Scientists have also created the world's first "biocrust farm" in Utah, where they cultivate entire communities for transplantation to degraded sites. These efforts represent a new frontier in ecosystem restoration, recognizing that saving desert wildlife requires protecting the invisible communities beneath their feet.
The story of cryptobiotic soil crust changes how we think about desert conservation — from protecting individual species to safeguarding the microscopic communities that make larger life possible. As climate change accelerates, the fate of desert wildlife increasingly depends on our willingness to protect what we can't easily see.
The next time you visit a desert landscape, remember you're walking through one of Earth's most patient ecosystems, where every step matters for centuries to come.
Quick links! 🔗
The trek to Everest just got a little spicier.
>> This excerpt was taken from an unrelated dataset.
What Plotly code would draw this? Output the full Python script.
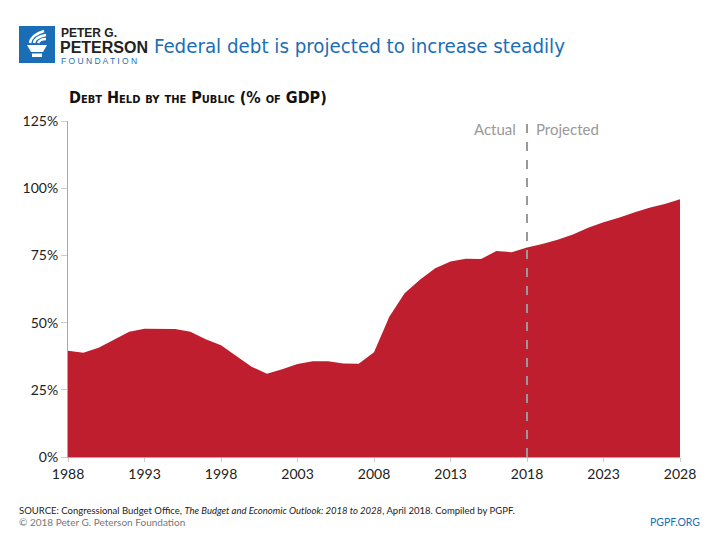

Scientists discovered 10 king cobras at elevations up to 9,000 feet near Mount Everest — a shocking find since these tropical snakes typically stick to hot, lowland jungles. The world's longest venomous snakes were rescued from four locations in Nepal's Everest region, raising questions about whether rising temperatures are pushing them into cooler, higher altitudes where they've never been found before. Nepal's mountains are warming faster than its lowlands, with temperatures rising 0.05°C annually, potentially making previously uninhabitable elevations survivable for heat-loving species. While some researchers urge caution about directly linking the discovery to climate change, the pattern suggests we may be witnessing real-time shifts in wildlife distribution as the planet warms.
Scientists finally cracked the mystery of why bats almost never get cancer despite living far longer than their tiny size should allow — some species clock 35 years in the wild, equivalent to 180 human years. University of Rochester researchers discovered that little brown bats carry two working copies of the crucial p53 tumor suppressor gene (humans have just one), plus telomeres that barely shorten with age, allowing endless tissue regeneration. The real trick is balance: when their supercharged cell division threatens to turn cancerous, that extra p53 immediately orders rogue cells to self-destruct. Combined with immune systems that fight disease efficiently without causing chronic inflammation, bats have essentially evolved a three-part cancer prevention system that could inspire new human therapies targeting both aging and malignancy.